» **Task goal**: Copy each line exactly.
start
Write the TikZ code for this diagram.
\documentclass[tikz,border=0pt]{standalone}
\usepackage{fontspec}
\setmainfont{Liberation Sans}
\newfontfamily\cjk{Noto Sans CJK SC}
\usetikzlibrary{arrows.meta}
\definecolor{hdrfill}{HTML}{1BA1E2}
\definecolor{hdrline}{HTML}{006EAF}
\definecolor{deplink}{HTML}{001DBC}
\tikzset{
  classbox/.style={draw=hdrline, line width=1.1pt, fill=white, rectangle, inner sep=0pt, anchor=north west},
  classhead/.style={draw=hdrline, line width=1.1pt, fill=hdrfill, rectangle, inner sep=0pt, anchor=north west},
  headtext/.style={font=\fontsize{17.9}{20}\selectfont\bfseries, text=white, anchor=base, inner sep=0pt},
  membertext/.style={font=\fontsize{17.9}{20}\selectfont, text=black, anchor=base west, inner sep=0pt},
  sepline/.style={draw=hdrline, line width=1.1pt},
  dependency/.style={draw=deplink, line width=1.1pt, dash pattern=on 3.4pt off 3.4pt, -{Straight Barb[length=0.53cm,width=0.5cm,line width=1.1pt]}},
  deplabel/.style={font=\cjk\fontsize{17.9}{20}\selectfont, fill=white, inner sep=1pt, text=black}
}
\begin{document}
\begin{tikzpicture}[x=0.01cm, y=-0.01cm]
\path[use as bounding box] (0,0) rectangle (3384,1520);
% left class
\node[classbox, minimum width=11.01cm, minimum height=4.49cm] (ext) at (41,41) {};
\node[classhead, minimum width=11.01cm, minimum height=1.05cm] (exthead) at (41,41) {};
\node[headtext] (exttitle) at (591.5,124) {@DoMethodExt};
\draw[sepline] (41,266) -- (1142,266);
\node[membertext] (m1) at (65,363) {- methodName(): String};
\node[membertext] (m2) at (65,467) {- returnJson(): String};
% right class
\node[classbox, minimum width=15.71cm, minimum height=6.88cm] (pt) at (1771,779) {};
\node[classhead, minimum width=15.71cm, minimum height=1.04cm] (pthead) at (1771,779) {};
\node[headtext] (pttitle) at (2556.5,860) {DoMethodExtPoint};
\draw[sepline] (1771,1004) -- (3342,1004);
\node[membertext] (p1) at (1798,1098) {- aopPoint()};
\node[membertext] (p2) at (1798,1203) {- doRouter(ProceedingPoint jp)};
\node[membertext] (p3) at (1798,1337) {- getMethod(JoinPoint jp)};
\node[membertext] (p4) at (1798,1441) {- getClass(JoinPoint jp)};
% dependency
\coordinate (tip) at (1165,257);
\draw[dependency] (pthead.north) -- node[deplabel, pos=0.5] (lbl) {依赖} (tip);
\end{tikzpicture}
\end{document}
end
» **Exercise solution**:
Write the TikZ code for this diagram.
\documentclass[tikz,border=0pt]{standalone}
\usepackage{fontspec}
\setmainfont{Liberation Sans}
\newfontfamily\cjk{Noto Sans CJK SC}
\usetikzlibrary{arrows.meta}
\definecolor{hdrfill}{HTML}{1BA1E2}
\definecolor{hdrline}{HTML}{006EAF}
\definecolor{deplink}{HTML}{001DBC}
\tikzset{
  classbox/.style={draw=hdrline, line width=1.1pt, fill=white, rectangle, inner sep=0pt, anchor=north west},
  classhead/.style={draw=hdrline, line width=1.1pt, fill=hdrfill, rectangle, inner sep=0pt, anchor=north west},
  headtext/.style={font=\fontsize{17.9}{20}\selectfont\bfseries, text=white, anchor=base, inner sep=0pt},
  membertext/.style={font=\fontsize{17.9}{20}\selectfont, text=black, anchor=base west, inner sep=0pt},
  sepline/.style={draw=hdrline, line width=1.1pt},
  dependency/.style={draw=deplink, line width=1.1pt, dash pattern=on 3.4pt off 3.4pt, -{Straight Barb[length=0.53cm,width=0.5cm,line width=1.1pt]}},
  deplabel/.style={font=\cjk\fontsize{17.9}{20}\selectfont, fill=white, inner sep=1pt, text=black}
}
\begin{document}
\begin{tikzpicture}[x=0.01cm, y=-0.01cm]
\path[use as bounding box] (0,0) rectangle (3384,1520);
% left class
\node[classbox, minimum width=11.01cm, minimum height=4.49cm] (ext) at (41,41) {};
\node[classhead, minimum width=11.01cm, minimum height=1.05cm] (exthead) at (41,41) {};
\node[headtext] (exttitle) at (591.5,124) {@DoMethodExt};
\draw[sepline] (41,266) -- (1142,266);
\node[membertext] (m1) at (65,363) {- methodName(): String};
\node[membertext] (m2) at (65,467) {- returnJson(): String};
% right class
\node[classbox, minimum width=15.71cm, minimum height=6.88cm] (pt) at (1771,779) {};
\node[classhead, minimum width=15.71cm, minimum height=1.04cm] (pthead) at (1771,779) {};
\node[headtext] (pttitle) at (2556.5,860) {DoMethodExtPoint};
\draw[sepline] (1771,1004) -- (3342,1004);
\node[membertext] (p1) at (1798,1098) {- aopPoint()};
\node[membertext] (p2) at (1798,1203) {- doRouter(ProceedingPoint jp)};
\node[membertext] (p3) at (1798,1337) {- getMethod(JoinPoint jp)};
\node[membertext] (p4) at (1798,1441) {- getClass(JoinPoint jp)};
% dependency
\coordinate (tip) at (1165,257);
\draw[dependency] (pthead.north) -- node[deplabel, pos=0.5] (lbl) {依赖} (tip);
\end{tikzpicture}
\end{document}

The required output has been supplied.